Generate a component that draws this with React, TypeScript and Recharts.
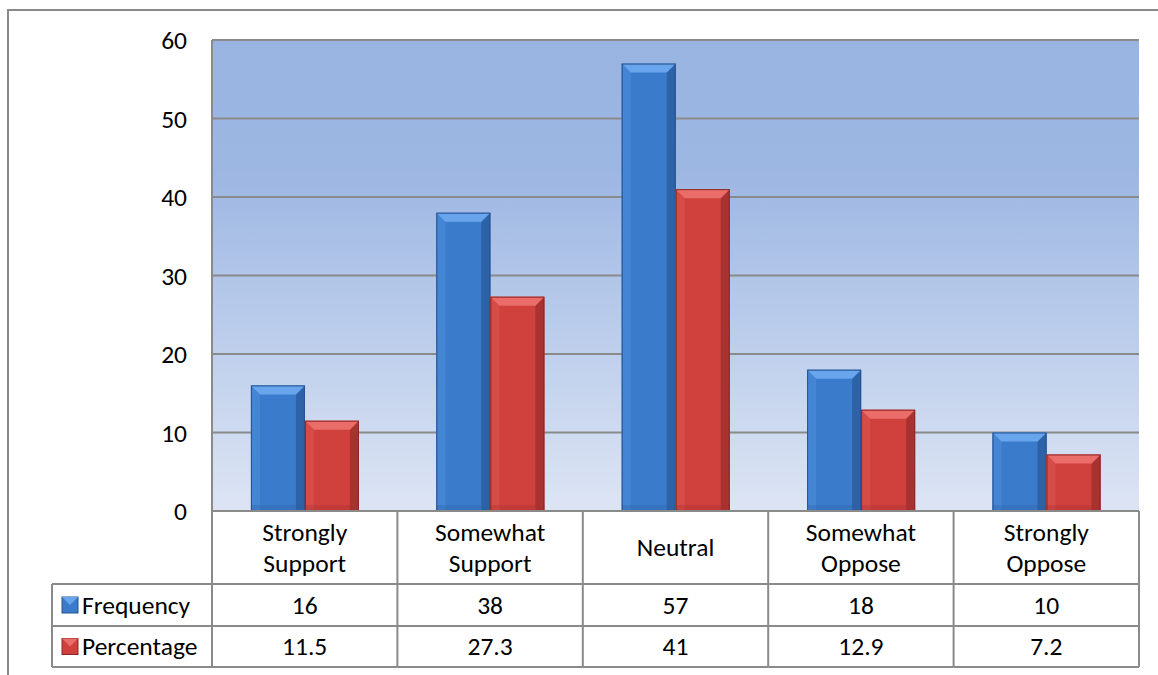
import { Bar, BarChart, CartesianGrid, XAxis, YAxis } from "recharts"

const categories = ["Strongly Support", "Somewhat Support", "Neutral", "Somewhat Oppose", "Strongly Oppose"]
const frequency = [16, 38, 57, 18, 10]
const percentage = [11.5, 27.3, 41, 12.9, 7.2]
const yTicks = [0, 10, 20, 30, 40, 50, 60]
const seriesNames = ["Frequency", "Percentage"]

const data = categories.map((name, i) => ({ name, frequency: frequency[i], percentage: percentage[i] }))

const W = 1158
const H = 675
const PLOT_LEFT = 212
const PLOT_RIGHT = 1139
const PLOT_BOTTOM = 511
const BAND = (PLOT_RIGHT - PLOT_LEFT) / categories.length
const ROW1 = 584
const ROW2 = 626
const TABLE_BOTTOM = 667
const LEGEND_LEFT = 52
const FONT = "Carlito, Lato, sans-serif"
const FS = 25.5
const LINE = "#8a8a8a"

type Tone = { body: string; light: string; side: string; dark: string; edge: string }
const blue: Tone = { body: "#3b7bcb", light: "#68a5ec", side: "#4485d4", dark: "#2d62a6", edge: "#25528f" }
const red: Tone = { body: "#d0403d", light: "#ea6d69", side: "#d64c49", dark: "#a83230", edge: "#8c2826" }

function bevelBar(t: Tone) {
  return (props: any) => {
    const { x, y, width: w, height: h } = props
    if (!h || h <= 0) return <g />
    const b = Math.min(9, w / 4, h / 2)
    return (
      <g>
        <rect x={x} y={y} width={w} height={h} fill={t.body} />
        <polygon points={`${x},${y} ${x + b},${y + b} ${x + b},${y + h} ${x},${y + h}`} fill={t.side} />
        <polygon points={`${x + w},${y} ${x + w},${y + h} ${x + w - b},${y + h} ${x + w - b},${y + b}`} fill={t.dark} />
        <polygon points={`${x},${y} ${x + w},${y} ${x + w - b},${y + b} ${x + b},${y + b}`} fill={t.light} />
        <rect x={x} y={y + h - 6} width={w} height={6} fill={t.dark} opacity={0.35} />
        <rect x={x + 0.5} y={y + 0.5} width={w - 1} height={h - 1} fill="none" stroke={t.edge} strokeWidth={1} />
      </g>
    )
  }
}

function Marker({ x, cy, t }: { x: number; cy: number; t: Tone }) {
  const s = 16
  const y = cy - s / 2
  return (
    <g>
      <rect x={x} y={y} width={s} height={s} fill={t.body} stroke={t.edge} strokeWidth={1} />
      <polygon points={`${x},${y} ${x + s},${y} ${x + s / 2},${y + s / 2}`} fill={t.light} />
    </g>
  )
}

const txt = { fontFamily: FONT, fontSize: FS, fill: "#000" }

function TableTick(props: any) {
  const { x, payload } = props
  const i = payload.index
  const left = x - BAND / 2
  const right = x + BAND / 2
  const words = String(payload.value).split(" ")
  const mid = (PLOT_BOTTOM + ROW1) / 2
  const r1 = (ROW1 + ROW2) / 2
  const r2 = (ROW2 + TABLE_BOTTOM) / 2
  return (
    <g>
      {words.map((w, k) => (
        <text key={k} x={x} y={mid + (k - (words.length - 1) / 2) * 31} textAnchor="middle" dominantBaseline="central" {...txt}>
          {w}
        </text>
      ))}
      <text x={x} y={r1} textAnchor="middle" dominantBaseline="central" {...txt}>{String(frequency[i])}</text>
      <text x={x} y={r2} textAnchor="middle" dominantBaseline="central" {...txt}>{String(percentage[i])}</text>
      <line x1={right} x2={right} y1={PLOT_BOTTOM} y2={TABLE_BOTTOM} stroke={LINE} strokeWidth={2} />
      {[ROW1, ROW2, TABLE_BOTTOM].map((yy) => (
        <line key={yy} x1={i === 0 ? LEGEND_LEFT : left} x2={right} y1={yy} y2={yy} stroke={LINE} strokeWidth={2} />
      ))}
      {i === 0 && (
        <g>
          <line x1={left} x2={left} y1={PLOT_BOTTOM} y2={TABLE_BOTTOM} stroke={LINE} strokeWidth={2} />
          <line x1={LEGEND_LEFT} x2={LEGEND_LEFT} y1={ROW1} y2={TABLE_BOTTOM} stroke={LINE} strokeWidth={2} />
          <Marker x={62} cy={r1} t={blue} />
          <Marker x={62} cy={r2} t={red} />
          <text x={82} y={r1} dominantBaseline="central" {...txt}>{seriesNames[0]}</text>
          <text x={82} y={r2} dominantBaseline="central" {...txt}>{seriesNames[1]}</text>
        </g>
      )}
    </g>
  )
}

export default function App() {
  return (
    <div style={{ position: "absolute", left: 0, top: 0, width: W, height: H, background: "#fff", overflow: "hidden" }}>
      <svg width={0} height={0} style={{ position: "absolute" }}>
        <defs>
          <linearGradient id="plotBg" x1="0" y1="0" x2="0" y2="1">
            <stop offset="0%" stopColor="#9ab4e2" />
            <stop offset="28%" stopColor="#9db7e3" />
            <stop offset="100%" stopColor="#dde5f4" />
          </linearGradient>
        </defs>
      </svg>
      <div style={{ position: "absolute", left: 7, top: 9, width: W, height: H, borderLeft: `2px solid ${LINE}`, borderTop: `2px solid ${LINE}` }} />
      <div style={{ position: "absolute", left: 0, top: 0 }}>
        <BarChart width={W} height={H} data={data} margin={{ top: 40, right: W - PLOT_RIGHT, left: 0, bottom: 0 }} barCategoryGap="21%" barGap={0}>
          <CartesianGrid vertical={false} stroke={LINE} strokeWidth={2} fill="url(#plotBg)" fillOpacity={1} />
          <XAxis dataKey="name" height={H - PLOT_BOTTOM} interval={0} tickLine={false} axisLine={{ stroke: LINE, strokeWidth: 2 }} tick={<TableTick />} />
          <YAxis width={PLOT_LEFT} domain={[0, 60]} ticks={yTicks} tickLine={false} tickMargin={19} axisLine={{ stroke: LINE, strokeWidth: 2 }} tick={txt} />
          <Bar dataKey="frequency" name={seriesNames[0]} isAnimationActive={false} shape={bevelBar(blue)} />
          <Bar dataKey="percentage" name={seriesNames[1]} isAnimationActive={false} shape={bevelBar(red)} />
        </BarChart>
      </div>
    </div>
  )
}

++++++++++++++++++++

▶ What is needed:
Reproduce every line of the material precisely, omitting its pictures.

▶ Correct result:
Generate a component that draws this with React, TypeScript and Recharts.
import { Bar, BarChart, CartesianGrid, XAxis, YAxis } from "recharts"

const categories = ["Strongly Support", "Somewhat Support", "Neutral", "Somewhat Oppose", "Strongly Oppose"]
const frequency = [16, 38, 57, 18, 10]
const percentage = [11.5, 27.3, 41, 12.9, 7.2]
const yTicks = [0, 10, 20, 30, 40, 50, 60]
const seriesNames = ["Frequency", "Percentage"]

const data = categories.map((name, i) => ({ name, frequency: frequency[i], percentage: percentage[i] }))

const W = 1158
const H = 675
const PLOT_LEFT = 212
const PLOT_RIGHT = 1139
const PLOT_BOTTOM = 511
const BAND = (PLOT_RIGHT - PLOT_LEFT) / categories.length
const ROW1 = 584
const ROW2 = 626
const TABLE_BOTTOM = 667
const LEGEND_LEFT = 52
const FONT = "Carlito, Lato, sans-serif"
const FS = 25.5
const LINE = "#8a8a8a"

type Tone = { body: string; light: string; side: string; dark: string; edge: string }
const blue: Tone = { body: "#3b7bcb", light: "#68a5ec", side: "#4485d4", dark: "#2d62a6", edge: "#25528f" }
const red: Tone = { body: "#d0403d", light: "#ea6d69", side: "#d64c49", dark: "#a83230", edge: "#8c2826" }

function bevelBar(t: Tone) {
  return (props: any) => {
    const { x, y, width: w, height: h } = props
    if (!h || h <= 0) return <g />
    const b = Math.min(9, w / 4, h / 2)
    return (
      <g>
        <rect x={x} y={y} width={w} height={h} fill={t.body} />
        <polygon points={`${x},${y} ${x + b},${y + b} ${x + b},${y + h} ${x},${y + h}`} fill={t.side} />
        <polygon points={`${x + w},${y} ${x + w},${y + h} ${x + w - b},${y + h} ${x + w - b},${y + b}`} fill={t.dark} />
        <polygon points={`${x},${y} ${x + w},${y} ${x + w - b},${y + b} ${x + b},${y + b}`} fill={t.light} />
        <rect x={x} y={y + h - 6} width={w} height={6} fill={t.dark} opacity={0.35} />
        <rect x={x + 0.5} y={y + 0.5} width={w - 1} height={h - 1} fill="none" stroke={t.edge} strokeWidth={1} />
      </g>
    )
  }
}

function Marker({ x, cy, t }: { x: number; cy: number; t: Tone }) {
  const s = 16
  const y = cy - s / 2
  return (
    <g>
      <rect x={x} y={y} width={s} height={s} fill={t.body} stroke={t.edge} strokeWidth={1} />
      <polygon points={`${x},${y} ${x + s},${y} ${x + s / 2},${y + s / 2}`} fill={t.light} />
    </g>
  )
}

const txt = { fontFamily: FONT, fontSize: FS, fill: "#000" }

function TableTick(props: any) {
  const { x, payload } = props
  const i = payload.index
  const left = x - BAND / 2
  const right = x + BAND / 2
  const words = String(payload.value).split(" ")
  const mid = (PLOT_BOTTOM + ROW1) / 2
  const r1 = (ROW1 + ROW2) / 2
  const r2 = (ROW2 + TABLE_BOTTOM) / 2
  return (
    <g>
      {words.map((w, k) => (
        <text key={k} x={x} y={mid + (k - (words.length - 1) / 2) * 31} textAnchor="middle" dominantBaseline="central" {...txt}>
          {w}
        </text>
      ))}
      <text x={x} y={r1} textAnchor="middle" dominantBaseline="central" {...txt}>{String(frequency[i])}</text>
      <text x={x} y={r2} textAnchor="middle" dominantBaseline="central" {...txt}>{String(percentage[i])}</text>
      <line x1={right} x2={right} y1={PLOT_BOTTOM} y2={TABLE_BOTTOM} stroke={LINE} strokeWidth={2} />
      {[ROW1, ROW2, TABLE_BOTTOM].map((yy) => (
        <line key={yy} x1={i === 0 ? LEGEND_LEFT : left} x2={right} y1={yy} y2={yy} stroke={LINE} strokeWidth={2} />
      ))}
      {i === 0 && (
        <g>
          <line x1={left} x2={left} y1={PLOT_BOTTOM} y2={TABLE_BOTTOM} stroke={LINE} strokeWidth={2} />
          <line x1={LEGEND_LEFT} x2={LEGEND_LEFT} y1={ROW1} y2={TABLE_BOTTOM} stroke={LINE} strokeWidth={2} />
          <Marker x={62} cy={r1} t={blue} />
          <Marker x={62} cy={r2} t={red} />
          <text x={82} y={r1} dominantBaseline="central" {...txt}>{seriesNames[0]}</text>
          <text x={82} y={r2} dominantBaseline="central" {...txt}>{seriesNames[1]}</text>
        </g>
      )}
    </g>
  )
}

export default function App() {
  return (
    <div style={{ position: "absolute", left: 0, top: 0, width: W, height: H, background: "#fff", overflow: "hidden" }}>
      <svg width={0} height={0} style={{ position: "absolute" }}>
        <defs>
          <linearGradient id="plotBg" x1="0" y1="0" x2="0" y2="1">
            <stop offset="0%" stopColor="#9ab4e2" />
            <stop offset="28%" stopColor="#9db7e3" />
            <stop offset="100%" stopColor="#dde5f4" />
          </linearGradient>
        </defs>
      </svg>
      <div style={{ position: "absolute", left: 7, top: 9, width: W, height: H, borderLeft: `2px solid ${LINE}`, borderTop: `2px solid ${LINE}` }} />
      <div style={{ position: "absolute", left: 0, top: 0 }}>
        <BarChart width={W} height={H} data={data} margin={{ top: 40, right: W - PLOT_RIGHT, left: 0, bottom: 0 }} barCategoryGap="21%" barGap={0}>
          <CartesianGrid vertical={false} stroke={LINE} strokeWidth={2} fill="url(#plotBg)" fillOpacity={1} />
          <XAxis dataKey="name" height={H - PLOT_BOTTOM} interval={0} tickLine={false} axisLine={{ stroke: LINE, strokeWidth: 2 }} tick={<TableTick />} />
          <YAxis width={PLOT_LEFT} domain={[0, 60]} ticks={yTicks} tickLine={false} tickMargin={19} axisLine={{ stroke: LINE, strokeWidth: 2 }} tick={txt} />
          <Bar dataKey="frequency" name={seriesNames[0]} isAnimationActive={false} shape={bevelBar(blue)} />
          <Bar dataKey="percentage" name={seriesNames[1]} isAnimationActive={false} shape={bevelBar(red)} />
        </BarChart>
      </div>
    </div>
  )
}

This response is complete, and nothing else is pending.